• Task instructions:
Extract, in full, the lines below, beginning at the first and ending with the line that contains "FAM = [FONT, 'DejaVu Sans']". Pictures do not belong in the copy.

• Given material:

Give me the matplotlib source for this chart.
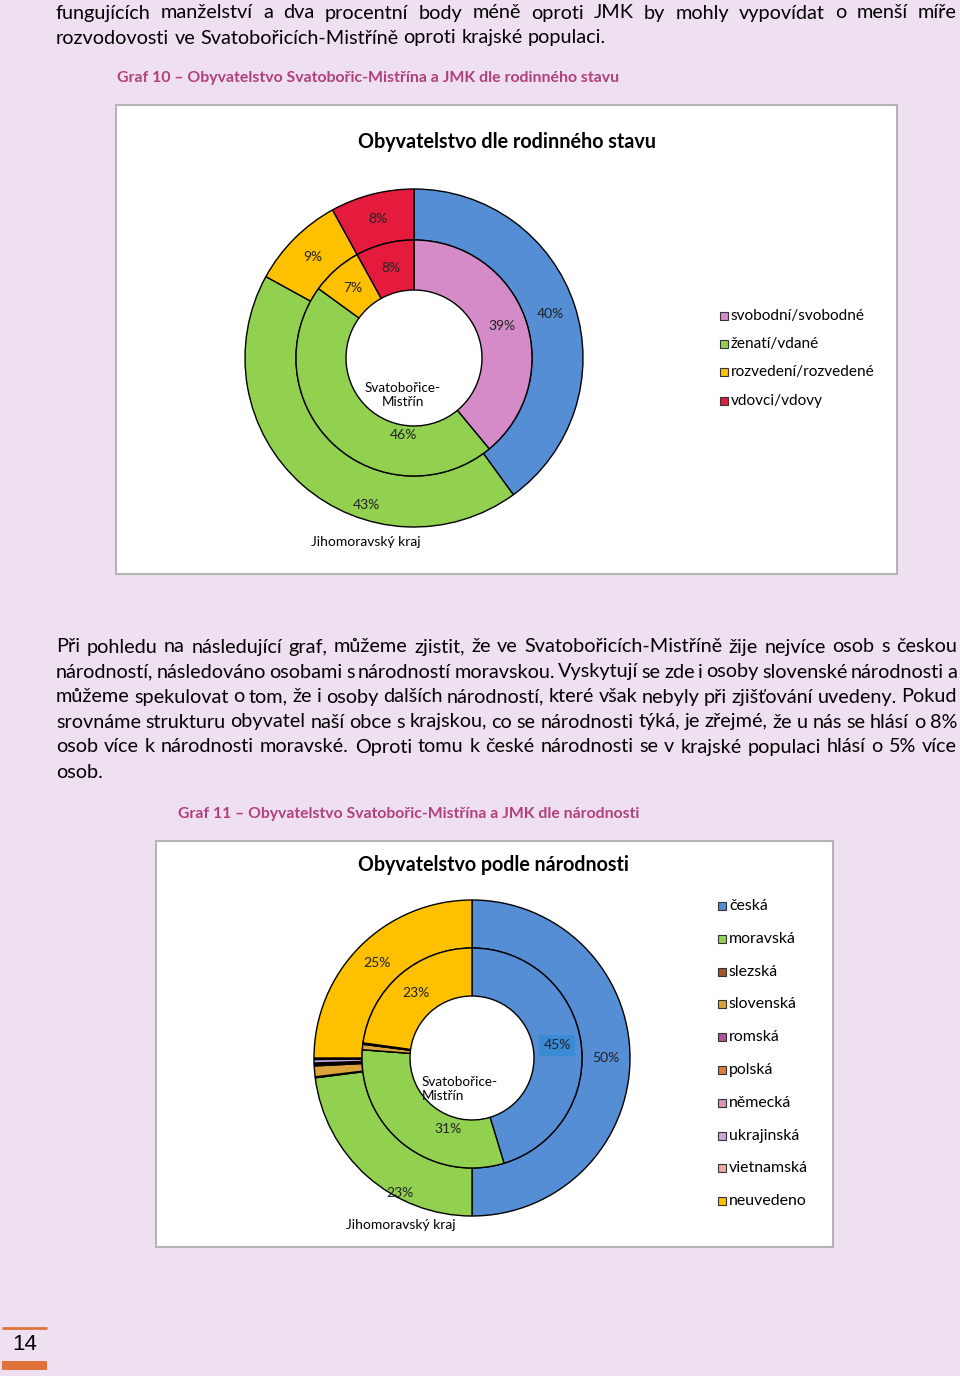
import matplotlib
matplotlib.use('Agg')
import matplotlib.pyplot as plt
import numpy as np
from matplotlib import font_manager
from matplotlib.patches import Rectangle

W, H = 960, 1376
BG = '#EEE0F0'

installed = {f.name for f in font_manager.fontManager.ttflist}
FONT = next(f for f in ['Lato', 'Noto Sans', 'DejaVu Sans'] if f in installed)
FAM = [FONT, 'DejaVu Sans']

# --- texts ---
top_lines = [
    "fungujících manželství a dva procentní body méně oproti JMK by mohly vypovídat o menší míře",
    "rozvodovosti ve Svatobořicích-Mistříně oproti krajské populaci.",
]
para_lines = [
    "Při pohledu na následující graf, můžeme zjistit, že ve Svatobořicích-Mistříně žije nejvíce osob s českou",
    "národností, následováno osobami s národností moravskou. Vyskytují se zde i osoby slovenské národnosti a",
    "můžeme spekulovat o tom, že i osoby dalších národností, které však nebyly při zjišťování uvedeny. Pokud",
    "srovnáme strukturu obyvatel naší obce s krajskou, co se národnosti týká, je zřejmé, že u nás se hlásí o 8%",
    "osob více k národnosti moravské. Oproti tomu k české národnosti se v krajské populaci hlásí o 5% více",
    "osob.",
]
cap1 = "Graf 10 – Obyvatelstvo Svatobořic-Mistřína a JMK dle rodinného stavu"
cap2 = "Graf 11 – Obyvatelstvo Svatobořic-Mistřína a JMK dle národnosti"
title1 = "Obyvatelstvo dle rodinného stavu"
title2 = "Obyvatelstvo podle národnosti"
obec = "Svatobořice-\nMistřín"
kraj = "Jihomoravský kraj"
page_no = "14"

# --- chart 1: rodinny stav ---
stav = ['svobodní/svobodné', 'ženatí/vdané', 'rozvedení/rozvedené', 'vdovci/vdovy']
stav_obec = [39, 46, 7, 8]
stav_jmk = [40, 43, 9, 8]
stav_col_obec = ['#D48BC8', '#92D050', '#FFC000', '#E51B3E']
stav_col_jmk = ['#558ED5', '#92D050', '#FFC000', '#E51B3E']

# --- chart 2: narodnost ---
narod = ['česká', 'moravská', 'slezská', 'slovenská', 'romská', 'polská',
         'německá', 'ukrajinská', 'vietnamská', 'neuvedeno']
narod_obec = [45.3, 30.9, 0, 0.8, 0, 0.1, 0.1, 0, 0, 22.8]
narod_jmk = [50, 23, 0.1, 1.1, 0.1, 0.1, 0.1, 0.35, 0.15, 25]
narod_col = ['#558ED5', '#92D050', '#A9522B', '#DDA33A', '#B4519C', '#E07B39',
             '#D495B8', '#C7A6DA', '#EFA79B', '#FFC000']

fig = plt.figure(figsize=(W / 100, H / 100), dpi=100)
fig.patch.set_facecolor(BG)
ax = fig.add_axes([0, 0, 1, 1])
renderer = fig.canvas.get_renderer()


def P(y):
    return H - y


def width_of(s, size, **kw):
    t = ax.text(0, 0, s, fontsize=size, family=FAM, **kw)
    w = t.get_window_extent(renderer).width
    t.remove()
    return w


def advance(s, size):
    # width including side bearings
    return width_of('|' + s + '|', size) - width_of('||', size)


def bearing(s, size):
    # left bearing of s, relative to that of '|'
    return width_of('|' + s, size) - width_of(s, size) - width_of('||', size) + width_of('|', size)


def fit(t, target):
    w = t.get_window_extent(renderer).width
    t.set_fontsize(t.get_fontsize() * target / w)
    return t


def put_line(s, y, x0, x1, size, justify=True, **kw):
    words = s.split(' ')
    widths = [advance(w, size) for w in words]
    space = advance('a a', size) - advance('aa', size)
    if justify and len(words) > 1:
        gap = (x1 - x0 - sum(widths)) / (len(words) - 1)
    else:
        gap = space
    x = x0
    for w, wd in zip(words, widths):
        ax.text(x + bearing(w, size), P(y), w, fontsize=size, family=FAM, va='center', ha='left', **kw)
        x += wd + gap


def ring(vals, cols, cx, cy, R, width, overrides=None, boxed=None):
    wedges, _ = ax.pie(vals, radius=R, center=(cx, P(cy)), startangle=90, counterclock=False,
                       colors=cols, wedgeprops=dict(width=width, edgecolor='black', linewidth=1.0))
    overrides = overrides or {}
    for i, (wd, v) in enumerate(zip(wedges, vals)):
        if v < 5:
            continue
        ang = np.deg2rad((wd.theta1 + wd.theta2) / 2)
        rr = R - width / 2
        x, y = cx + rr * np.cos(ang), P(cy) + rr * np.sin(ang)
        if i in overrides:
            x, y = overrides[i][0], P(overrides[i][1])
        bb = None
        if boxed == i:
            bb = dict(boxstyle='square,pad=0.3', fc='#3A8AD4', ec='none')
        ax.text(x, y, f'{v:.0f}%', fontsize=10, family=FAM, color='#222222',
                ha='center', va='center', bbox=bb)


def legend(labels, cols, x, y0, dy, size):
    for i, (lab, c) in enumerate(zip(labels, cols)):
        yy = y0 + i * dy
        ax.add_patch(Rectangle((x - 4, P(yy) - 4), 8, 8, fc=c, ec='#333333', lw=0.8))
        ax.text(x + 7, P(yy), lab, fontsize=size, family=FAM, va='center', ha='left', color='black')


# body text, size chosen so that the first paragraph line nearly fills the column
body = 13.5 * 885 / width_of(para_lines[0], 13.5)
put_line(top_lines[0], 13, 56, 957, body)
put_line(top_lines[1], 38, 56, 957, body, justify=False)
for i, s in enumerate(para_lines):
    put_line(s, 647 + 25 * i, 56, 957, body, justify=(i < len(para_lines) - 1))

# captions
fit(ax.text(117, P(78), cap1, fontsize=10.5, family=FAM, color='#B23F7E', fontweight='bold', va='center'), 503)
fit(ax.text(178, P(814), cap2, fontsize=10.5, family=FAM, color='#B23F7E', fontweight='bold', va='center'), 463)

# chart 1 box
ax.add_patch(Rectangle((116, P(574)), 781, 469, fc='white', ec='#B4B4B4', lw=1.5))
fit(ax.text(507, P(142), title1, fontsize=13, family=FAM, fontweight='bold', ha='center', va='center'), 297)
ring(stav_jmk, stav_col_jmk, 414, 358, 169, 51, overrides={1: (366, 505)})
ring(stav_obec, stav_col_obec, 414, 358, 118, 50, overrides={1: (403, 435)})
fit(ax.text(403, P(395), obec, fontsize=10, family=FAM, ha='center', va='center', linespacing=1.25), 76)
fit(ax.text(366, P(542), kraj, fontsize=10, family=FAM, ha='center', va='center'), 110)
legend(stav, stav_col_obec, 724, 316, 28.2, 11 * 134 / width_of(stav[0], 11))

# chart 2 box
ax.add_patch(Rectangle((156, P(1247)), 677, 406, fc='white', ec='#B4B4B4', lw=1.5))
fit(ax.text(494, P(865), title2, fontsize=13, family=FAM, fontweight='bold', ha='center', va='center'), 270)
ring(narod_jmk, narod_col, 472, 1058, 158, 48, overrides={1: (400, 1193)})
ring(narod_obec, narod_col, 472, 1058, 110, 48, overrides={1: (448, 1129)}, boxed=0)
fit(ax.text(422, P(1089), obec, fontsize=10, family=FAM, ha='left', va='center', linespacing=1.25), 76)
fit(ax.text(401, P(1225), kraj, fontsize=10, family=FAM, ha='center', va='center'), 110)
legend(narod, narod_col, 722, 906, 32.8, 11 * 79 / width_of(narod[8], 11))

# page number
ax.plot([2, 47], [P(1328), P(1328)], color='#E0733A', lw=2, solid_capstyle='butt')
ax.add_patch(Rectangle((2, P(1370)), 45, 9, fc='#E0733A', ec='none'))
ax.text(25, P(1344), page_no, fontsize=16, family=['Liberation Sans', 'DejaVu Sans'], ha='center', va='center')

ax.set_xlim(0, W)
ax.set_ylim(0, H)
ax.set_aspect('equal')
ax.axis('off')
fig.savefig('out.png', dpi=100, facecolor=BG)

• Solution for this exercise:
Give me the matplotlib source for this chart.
import matplotlib
matplotlib.use('Agg')
import matplotlib.pyplot as plt
import numpy as np
from matplotlib import font_manager
from matplotlib.patches import Rectangle

W, H = 960, 1376
BG = '#EEE0F0'

installed = {f.name for f in font_manager.fontManager.ttflist}
FONT = next(f for f in ['Lato', 'Noto Sans', 'DejaVu Sans'] if f in installed)
FAM = [FONT, 'DejaVu Sans']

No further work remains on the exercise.